Destination : 191 , Mal
dest. 190 : Mal - Un long monologue
Mal - Un long monologue
Longtemps, elle avait gardé secret ce long monologue. Non pas qu'elle veuille aujourd'hui avouer l'inavouable. Elle a tu ce sujet car dès qu'elle tentait de l'aborder, des yeux pleins de colère lui imposaient un silence immédiat. Elle en conclut que c'était un sujet tabou.
Aujourd'hui, pourtant, elle s'octroya le droit de lever le voile sur ce sujet mal-aimé: le mal. Certes pas le mal avec une majuscule débattu par les philosophes, les essayistes et les penseurs, mais le mal avec ses minuscules quotidiens.
Un jour, il a suffit d'un rien, d'un regard ou de son absence, d'un mot ou de son absence, d'un geste ou de son absence pour qu'elle se sentit balayée, ignorée voire anéantie. La confiance en soi et l'estime de soi envolées.
- Envolées où ? Pourquoi ? Par qui ? Par quoi ? se demandait-elle.
Enlevées par un tout petit slogan :« J'ai le droit .... ».
- Étrange, se dit-elle, de réclamer ce droit dans les années 70, alors que les Droits de l'Homme existent depuis 1789.
Certes, la société évolue et l'homme s'adapte, à moins que ce ne soit l'inverse.. Les devoirs inhérents aux droits sont tombés dans une trappe alors qu'une autre s'ouvrait. Sans en avoir l'air, l'apocope avait joué à l'écornifleuse. Dès lors, le mal allait s'épandre sournoisement et s'installer dangereusement.
Un jour, il a suffit d'un rien….de quelque chose ou de son absence pour que tout bascule. Elle a eu mal, très mal du mal qu'on lui avait fait.
D'abord, elle tenta de minimiser, de dédramatiser, de comprendre, d’expliquer, d'endosser la cause et les raisons de ces maux qu'on lui infligeait injustement.
Elle réfléchit, longtemps. Elle lut, beaucoup. Elle écrivit, longuement. Elle consulta, un certain temps.
Elle se dit que c'était bien qu'il y ait des théories et des spécialistes pour comprendre les autres et leurs actes.
Elle se dit que c'était bien qu'il y ait des théories et des spécialistes pour lui expliquer pourquoi elle était si atteinte par ces faits et gestes.

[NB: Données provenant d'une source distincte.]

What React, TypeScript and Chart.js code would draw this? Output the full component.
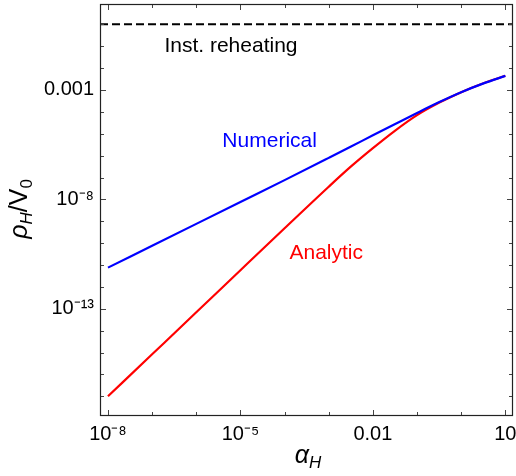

Elle se dit que c'était bien qu'il y ait des théories et des spécialistes pour se guérir et même se prémunir.
Le temps passa. Elle connut d'autres déboires qui lui firent mal. Elle recueillit des confidences de souffrances. Le mal cinglait de ses mille facettes parées de violences verbales, physiques et morales et de manipulations en tous genres.
Un soir de rêverie, elle sursauta. Une idée la traversa telle une météorite.
- Ce n'est pas juste…
Elle alla se coucher.
Le matin, elle se leva, prit son petit déjeuner et appela sa psy en urgence.
Celle-ci lui annonça qu'elle était sa toute dernière patiente. Elle mettait la clé sous le paillasson. Une chance, car ce qu'elle avait à lui dire ne lui plairait peut-être pas.
- Ce n'est pas juste que ce soit la victime qui ait le devoir de tout mettre en œuvre pour aller mieux alors que le bourreau ait le droit de ne pas être inquiété….
La psy éclata d'un grand rire. Elle aussi. Elles refirent le monde en sirotant un café.